Consider the following reaction: $$A_{2}+B_{2} \longrightarrow 2 A B \quad \Delta H=-285 \mathrm{kJ}$$ The bond energy for \(\mathrm{A}_{2}\) is one-half the amount of the AB bond energy. The bond energy of \(\mathrm{B}_{2}=432 \mathrm{kJ} / \mathrm{mol}\) . What is the bond energy of \(\mathrm{A}_{2}\) ?

The change in enthalpy (ΔH) for the reaction can be represented by the formula: ΔH = Bond energy of reactants - Bond energy of products For our given reaction, A₂ + B₂ → 2AB, we have: ΔH = (Bond energy of A₂ + Bond energy of B₂) - 2 × (Bond energy of AB)

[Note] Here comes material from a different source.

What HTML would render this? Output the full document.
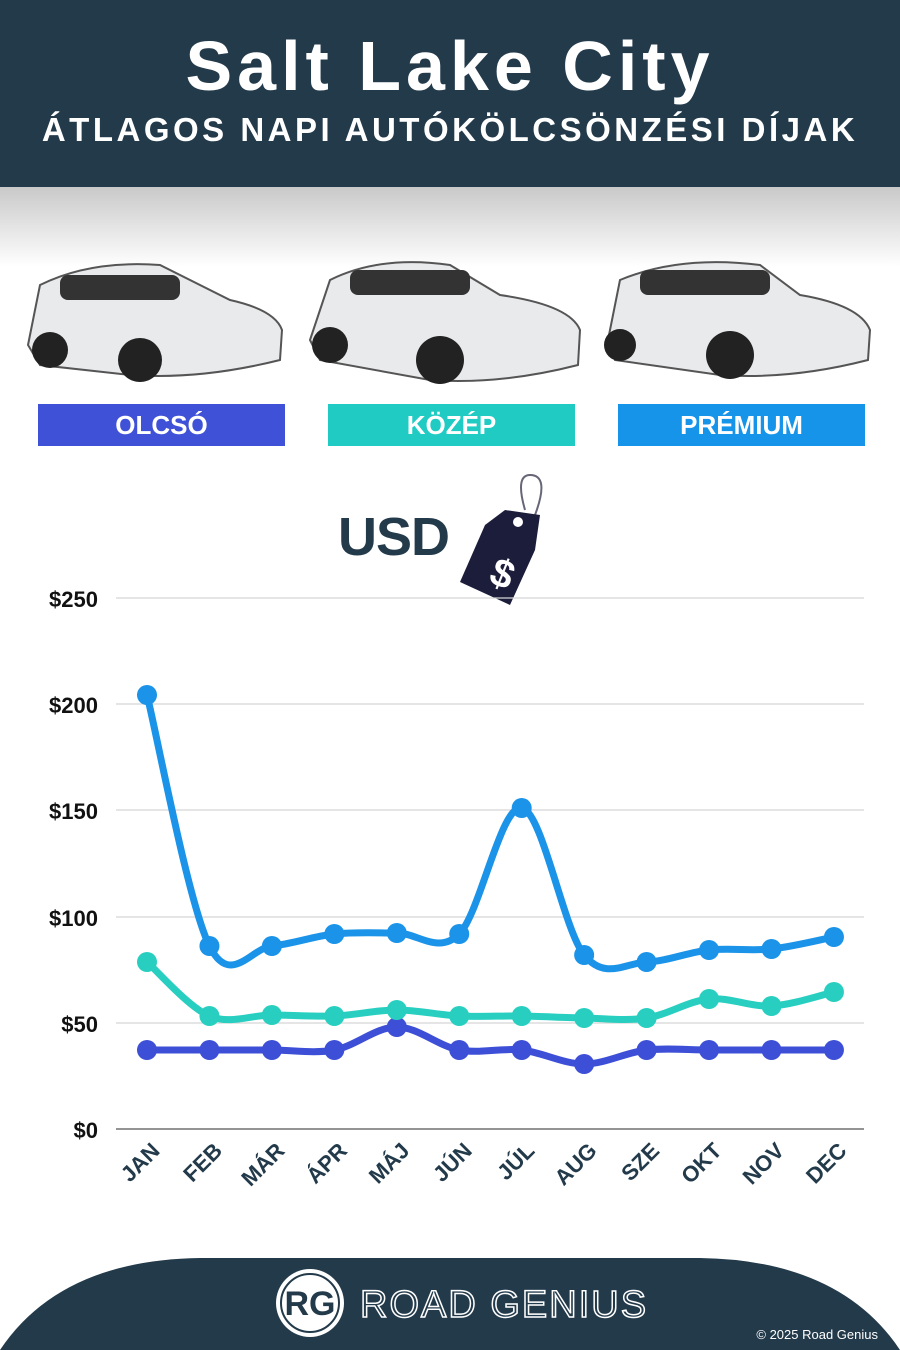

We are given that the bond energy of A₂ is one-half of the bond energy of AB. Therefore, we can write: Bond energy of A₂ = (1/2) × (Bond energy of AB)

Now, we can substitute the information given in the problem into the enthalpy change equation, and solve for the bond energy of A₂: -285 kJ = (Bond energy of A₂ + 432 kJ) - 2 × (Bond energy of AB) We can also substitute the relationship between bond energies of A₂ and AB: -285 kJ = ((1/2) × (Bond energy of AB) + 432 kJ) - 2 × (Bond energy of AB) Now, let's solve for the Bond energy of AB: -285 kJ = - (3/2) × (Bond energy of AB) + 432 kJ -147 kJ = -(3/2) × (Bond energy of AB) Bond energy of AB = 294 kJ/mol Finally, we can find the bond energy of A₂ using the given relationship: Bond energy of A₂ = (1/2) × (Bond energy of AB) Bond energy of A₂ = (1/2) × 294 kJ/mol Bond energy of A₂ = 147 kJ/mol The bond energy of A₂ is 147 kJ/mol.